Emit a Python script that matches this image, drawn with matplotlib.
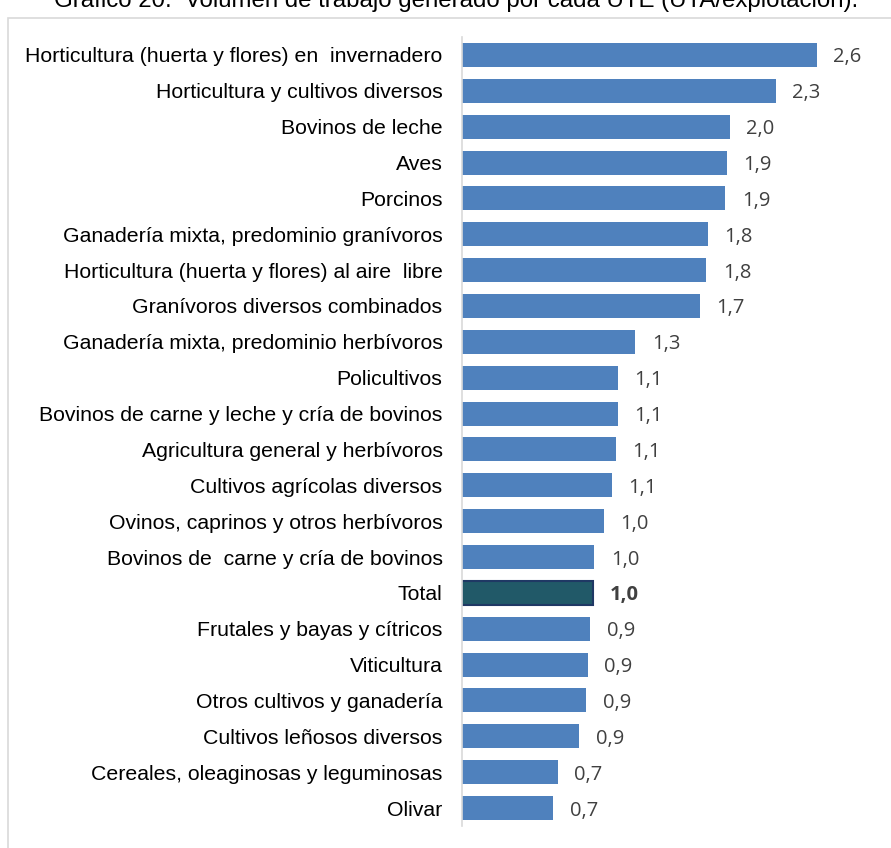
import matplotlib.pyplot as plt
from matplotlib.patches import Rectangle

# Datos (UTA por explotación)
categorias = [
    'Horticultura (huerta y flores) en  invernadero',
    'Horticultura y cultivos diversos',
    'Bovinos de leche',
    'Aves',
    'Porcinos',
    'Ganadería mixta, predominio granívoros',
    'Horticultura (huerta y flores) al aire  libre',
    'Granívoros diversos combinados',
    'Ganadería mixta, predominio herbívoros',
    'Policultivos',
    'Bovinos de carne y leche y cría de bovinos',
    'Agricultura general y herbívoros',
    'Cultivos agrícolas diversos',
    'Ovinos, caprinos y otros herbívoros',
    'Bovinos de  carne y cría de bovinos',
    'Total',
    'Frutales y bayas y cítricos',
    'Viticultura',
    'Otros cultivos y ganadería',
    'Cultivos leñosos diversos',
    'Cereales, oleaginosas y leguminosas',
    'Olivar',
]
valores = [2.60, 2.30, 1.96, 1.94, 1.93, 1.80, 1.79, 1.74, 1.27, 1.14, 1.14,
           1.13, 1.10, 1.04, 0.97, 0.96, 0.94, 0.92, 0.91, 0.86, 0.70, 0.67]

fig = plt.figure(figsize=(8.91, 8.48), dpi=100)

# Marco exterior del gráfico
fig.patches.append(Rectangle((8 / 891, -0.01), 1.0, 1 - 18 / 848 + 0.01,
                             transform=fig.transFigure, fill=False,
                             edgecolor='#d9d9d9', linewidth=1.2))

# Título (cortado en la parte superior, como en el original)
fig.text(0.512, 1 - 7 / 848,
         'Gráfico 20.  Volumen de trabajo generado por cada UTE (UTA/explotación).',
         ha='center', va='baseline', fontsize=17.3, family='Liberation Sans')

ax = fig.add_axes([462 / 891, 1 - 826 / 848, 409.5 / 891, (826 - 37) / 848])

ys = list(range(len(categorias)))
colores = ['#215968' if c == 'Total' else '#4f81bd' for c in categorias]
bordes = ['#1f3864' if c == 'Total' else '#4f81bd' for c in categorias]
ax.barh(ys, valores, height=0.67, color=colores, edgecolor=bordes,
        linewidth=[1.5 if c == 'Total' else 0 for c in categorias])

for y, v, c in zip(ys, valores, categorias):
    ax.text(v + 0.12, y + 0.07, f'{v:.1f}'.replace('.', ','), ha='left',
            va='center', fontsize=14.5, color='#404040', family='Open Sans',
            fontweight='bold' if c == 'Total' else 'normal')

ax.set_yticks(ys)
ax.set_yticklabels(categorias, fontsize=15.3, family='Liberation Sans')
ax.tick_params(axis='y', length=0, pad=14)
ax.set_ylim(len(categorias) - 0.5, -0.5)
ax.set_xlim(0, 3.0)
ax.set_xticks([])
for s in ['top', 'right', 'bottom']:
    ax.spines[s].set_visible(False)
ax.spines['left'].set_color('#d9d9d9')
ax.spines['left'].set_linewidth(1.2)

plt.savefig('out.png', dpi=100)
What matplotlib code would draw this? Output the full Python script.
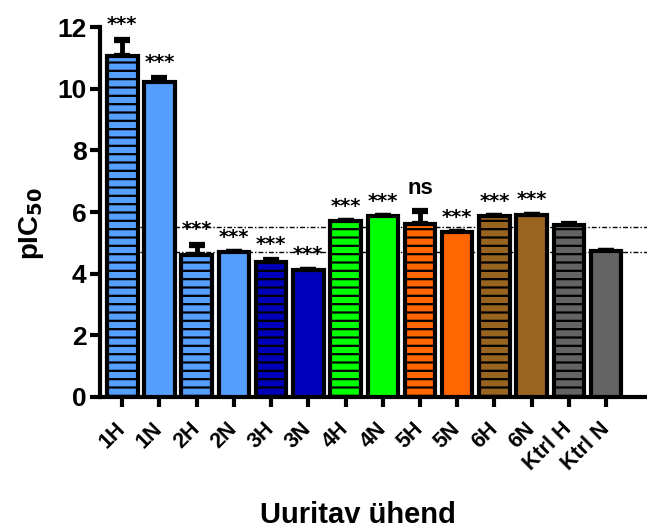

----

The records above are to be quoted exactly, with all pictures left out.

Emit a Python script that matches this image, drawn with matplotlib.
import matplotlib.pyplot as plt
from matplotlib.patches import Rectangle

# Datos (UTA por explotación)
categorias = [
    'Horticultura (huerta y flores) en  invernadero',
    'Horticultura y cultivos diversos',
    'Bovinos de leche',
    'Aves',
    'Porcinos',
    'Ganadería mixta, predominio granívoros',
    'Horticultura (huerta y flores) al aire  libre',
    'Granívoros diversos combinados',
    'Ganadería mixta, predominio herbívoros',
    'Policultivos',
    'Bovinos de carne y leche y cría de bovinos',
    'Agricultura general y herbívoros',
    'Cultivos agrícolas diversos',
    'Ovinos, caprinos y otros herbívoros',
    'Bovinos de  carne y cría de bovinos',
    'Total',
    'Frutales y bayas y cítricos',
    'Viticultura',
    'Otros cultivos y ganadería',
    'Cultivos leñosos diversos',
    'Cereales, oleaginosas y leguminosas',
    'Olivar',
]
valores = [2.60, 2.30, 1.96, 1.94, 1.93, 1.80, 1.79, 1.74, 1.27, 1.14, 1.14,
           1.13, 1.10, 1.04, 0.97, 0.96, 0.94, 0.92, 0.91, 0.86, 0.70, 0.67]

fig = plt.figure(figsize=(8.91, 8.48), dpi=100)

# Marco exterior del gráfico
fig.patches.append(Rectangle((8 / 891, -0.01), 1.0, 1 - 18 / 848 + 0.01,
                             transform=fig.transFigure, fill=False,
                             edgecolor='#d9d9d9', linewidth=1.2))

# Título (cortado en la parte superior, como en el original)
fig.text(0.512, 1 - 7 / 848,
         'Gráfico 20.  Volumen de trabajo generado por cada UTE (UTA/explotación).',
         ha='center', va='baseline', fontsize=17.3, family='Liberation Sans')

ax = fig.add_axes([462 / 891, 1 - 826 / 848, 409.5 / 891, (826 - 37) / 848])

ys = list(range(len(categorias)))
colores = ['#215968' if c == 'Total' else '#4f81bd' for c in categorias]
bordes = ['#1f3864' if c == 'Total' else '#4f81bd' for c in categorias]
ax.barh(ys, valores, height=0.67, color=colores, edgecolor=bordes,
        linewidth=[1.5 if c == 'Total' else 0 for c in categorias])

for y, v, c in zip(ys, valores, categorias):
    ax.text(v + 0.12, y + 0.07, f'{v:.1f}'.replace('.', ','), ha='left',
            va='center', fontsize=14.5, color='#404040', family='Open Sans',
            fontweight='bold' if c == 'Total' else 'normal')

ax.set_yticks(ys)
ax.set_yticklabels(categorias, fontsize=15.3, family='Liberation Sans')
ax.tick_params(axis='y', length=0, pad=14)
ax.set_ylim(len(categorias) - 0.5, -0.5)
ax.set_xlim(0, 3.0)
ax.set_xticks([])
for s in ['top', 'right', 'bottom']:
    ax.spines[s].set_visible(False)
ax.spines['left'].set_color('#d9d9d9')
ax.spines['left'].set_linewidth(1.2)

plt.savefig('out.png', dpi=100)
What matplotlib code would draw this? Output the full Python script.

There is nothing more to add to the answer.